▼▼▼

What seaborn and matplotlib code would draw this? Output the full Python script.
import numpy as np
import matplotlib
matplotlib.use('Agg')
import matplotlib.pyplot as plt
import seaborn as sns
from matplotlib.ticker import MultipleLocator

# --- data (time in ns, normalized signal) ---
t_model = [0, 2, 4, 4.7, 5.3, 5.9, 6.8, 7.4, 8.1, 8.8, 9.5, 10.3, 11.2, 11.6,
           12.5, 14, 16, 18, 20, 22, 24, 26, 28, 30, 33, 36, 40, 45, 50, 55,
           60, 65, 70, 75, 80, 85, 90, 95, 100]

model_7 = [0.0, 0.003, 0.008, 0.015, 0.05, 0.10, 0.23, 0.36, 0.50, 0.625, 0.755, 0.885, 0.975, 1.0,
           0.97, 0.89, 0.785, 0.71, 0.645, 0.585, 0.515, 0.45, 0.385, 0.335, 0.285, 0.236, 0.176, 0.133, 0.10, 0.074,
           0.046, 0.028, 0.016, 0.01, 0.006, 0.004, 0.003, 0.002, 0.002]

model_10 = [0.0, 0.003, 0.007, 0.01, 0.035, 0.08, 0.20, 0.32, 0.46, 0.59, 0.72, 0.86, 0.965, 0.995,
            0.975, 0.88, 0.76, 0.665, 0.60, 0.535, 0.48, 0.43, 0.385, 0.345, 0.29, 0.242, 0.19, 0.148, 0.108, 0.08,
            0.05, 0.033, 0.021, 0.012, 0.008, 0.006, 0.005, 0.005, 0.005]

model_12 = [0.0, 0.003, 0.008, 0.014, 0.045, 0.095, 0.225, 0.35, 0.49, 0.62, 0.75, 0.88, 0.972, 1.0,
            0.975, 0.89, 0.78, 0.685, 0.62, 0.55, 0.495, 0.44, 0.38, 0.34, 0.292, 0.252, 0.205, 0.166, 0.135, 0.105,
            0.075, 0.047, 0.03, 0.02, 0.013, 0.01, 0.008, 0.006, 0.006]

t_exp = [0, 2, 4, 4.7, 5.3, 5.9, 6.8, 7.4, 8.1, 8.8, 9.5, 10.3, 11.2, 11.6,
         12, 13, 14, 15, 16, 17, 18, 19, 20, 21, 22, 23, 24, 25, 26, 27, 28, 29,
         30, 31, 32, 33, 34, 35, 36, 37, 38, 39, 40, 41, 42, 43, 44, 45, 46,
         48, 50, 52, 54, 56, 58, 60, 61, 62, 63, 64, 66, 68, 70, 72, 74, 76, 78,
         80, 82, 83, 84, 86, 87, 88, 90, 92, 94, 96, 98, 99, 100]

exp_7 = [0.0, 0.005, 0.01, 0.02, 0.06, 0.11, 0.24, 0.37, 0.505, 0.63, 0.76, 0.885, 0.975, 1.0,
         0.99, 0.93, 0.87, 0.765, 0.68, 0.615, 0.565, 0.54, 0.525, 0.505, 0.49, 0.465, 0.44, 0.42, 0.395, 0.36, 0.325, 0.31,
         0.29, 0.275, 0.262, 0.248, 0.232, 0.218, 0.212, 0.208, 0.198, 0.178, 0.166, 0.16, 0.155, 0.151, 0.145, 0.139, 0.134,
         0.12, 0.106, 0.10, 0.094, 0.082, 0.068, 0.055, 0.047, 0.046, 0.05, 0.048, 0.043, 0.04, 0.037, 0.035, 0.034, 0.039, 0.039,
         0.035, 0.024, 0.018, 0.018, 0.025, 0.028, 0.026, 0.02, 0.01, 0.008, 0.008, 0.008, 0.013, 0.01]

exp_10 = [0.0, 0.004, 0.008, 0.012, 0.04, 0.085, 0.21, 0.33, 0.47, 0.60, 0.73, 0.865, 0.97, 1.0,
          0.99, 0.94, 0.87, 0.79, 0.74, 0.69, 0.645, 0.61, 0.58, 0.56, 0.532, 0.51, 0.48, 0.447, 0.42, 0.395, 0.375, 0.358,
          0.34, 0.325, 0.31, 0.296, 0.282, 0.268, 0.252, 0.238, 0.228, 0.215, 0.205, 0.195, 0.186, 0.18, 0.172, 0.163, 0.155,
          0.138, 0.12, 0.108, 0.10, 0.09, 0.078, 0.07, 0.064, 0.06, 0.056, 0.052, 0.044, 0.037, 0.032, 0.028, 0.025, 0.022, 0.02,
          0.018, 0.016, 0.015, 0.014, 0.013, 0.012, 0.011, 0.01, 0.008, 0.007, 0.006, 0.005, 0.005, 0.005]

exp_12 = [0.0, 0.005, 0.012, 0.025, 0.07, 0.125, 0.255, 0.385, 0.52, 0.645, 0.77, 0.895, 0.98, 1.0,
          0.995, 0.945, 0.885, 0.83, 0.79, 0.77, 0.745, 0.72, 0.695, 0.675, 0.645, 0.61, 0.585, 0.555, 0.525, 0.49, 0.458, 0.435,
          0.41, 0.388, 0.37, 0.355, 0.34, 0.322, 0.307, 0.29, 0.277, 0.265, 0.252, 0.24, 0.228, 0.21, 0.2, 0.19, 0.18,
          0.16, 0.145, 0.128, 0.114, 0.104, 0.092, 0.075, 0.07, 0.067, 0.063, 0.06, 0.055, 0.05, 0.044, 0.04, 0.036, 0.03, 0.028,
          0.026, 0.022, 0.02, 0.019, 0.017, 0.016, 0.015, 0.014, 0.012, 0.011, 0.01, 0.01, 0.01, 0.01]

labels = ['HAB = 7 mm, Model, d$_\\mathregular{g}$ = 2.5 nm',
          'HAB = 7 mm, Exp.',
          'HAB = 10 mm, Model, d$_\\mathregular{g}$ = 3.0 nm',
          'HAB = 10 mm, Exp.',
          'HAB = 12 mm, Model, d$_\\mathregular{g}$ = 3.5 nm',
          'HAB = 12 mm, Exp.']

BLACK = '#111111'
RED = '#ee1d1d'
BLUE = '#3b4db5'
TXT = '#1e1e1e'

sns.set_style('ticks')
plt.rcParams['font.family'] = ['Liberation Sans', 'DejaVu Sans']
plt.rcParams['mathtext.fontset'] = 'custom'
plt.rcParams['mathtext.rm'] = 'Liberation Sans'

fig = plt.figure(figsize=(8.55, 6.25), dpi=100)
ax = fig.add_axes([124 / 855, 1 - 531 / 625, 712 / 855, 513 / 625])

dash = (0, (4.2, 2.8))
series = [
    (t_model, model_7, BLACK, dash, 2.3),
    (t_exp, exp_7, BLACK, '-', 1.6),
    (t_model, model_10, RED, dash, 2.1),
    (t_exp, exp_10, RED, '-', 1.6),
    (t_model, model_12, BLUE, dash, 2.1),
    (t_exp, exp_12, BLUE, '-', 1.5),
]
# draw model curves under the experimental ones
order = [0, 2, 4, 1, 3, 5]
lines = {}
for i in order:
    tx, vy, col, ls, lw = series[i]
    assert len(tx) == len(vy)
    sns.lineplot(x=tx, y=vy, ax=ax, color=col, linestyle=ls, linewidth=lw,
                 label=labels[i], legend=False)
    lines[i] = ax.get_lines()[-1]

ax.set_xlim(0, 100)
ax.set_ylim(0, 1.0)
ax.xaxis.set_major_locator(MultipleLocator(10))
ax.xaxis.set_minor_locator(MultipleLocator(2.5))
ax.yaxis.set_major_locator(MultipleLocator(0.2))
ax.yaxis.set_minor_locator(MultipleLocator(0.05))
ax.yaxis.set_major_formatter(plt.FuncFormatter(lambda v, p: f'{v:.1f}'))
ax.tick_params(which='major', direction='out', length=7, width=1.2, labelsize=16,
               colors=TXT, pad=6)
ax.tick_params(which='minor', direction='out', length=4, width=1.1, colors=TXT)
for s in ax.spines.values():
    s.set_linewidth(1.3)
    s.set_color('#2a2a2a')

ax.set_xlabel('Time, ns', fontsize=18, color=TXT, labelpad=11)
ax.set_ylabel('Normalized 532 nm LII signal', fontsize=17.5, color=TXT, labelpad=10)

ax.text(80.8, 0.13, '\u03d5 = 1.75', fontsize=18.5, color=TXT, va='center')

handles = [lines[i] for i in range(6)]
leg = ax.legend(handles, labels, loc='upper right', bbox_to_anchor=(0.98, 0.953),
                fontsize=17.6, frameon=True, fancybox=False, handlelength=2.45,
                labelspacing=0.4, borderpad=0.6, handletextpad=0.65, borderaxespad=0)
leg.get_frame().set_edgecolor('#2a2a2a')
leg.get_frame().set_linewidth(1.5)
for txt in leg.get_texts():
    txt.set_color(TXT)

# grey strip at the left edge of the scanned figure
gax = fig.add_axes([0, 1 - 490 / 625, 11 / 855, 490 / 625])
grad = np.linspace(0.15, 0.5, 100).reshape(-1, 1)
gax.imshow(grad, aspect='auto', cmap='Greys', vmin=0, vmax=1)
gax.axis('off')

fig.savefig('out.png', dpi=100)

▲▲▲

Only the lines from the beginning of the material above through the line with "from matplotlib.ticker import MultipleLocator" are wanted; extract them exactly.

What seaborn and matplotlib code would draw this? Output the full Python script.
import numpy as np
import matplotlib
matplotlib.use('Agg')
import matplotlib.pyplot as plt
import seaborn as sns
from matplotlib.ticker import MultipleLocator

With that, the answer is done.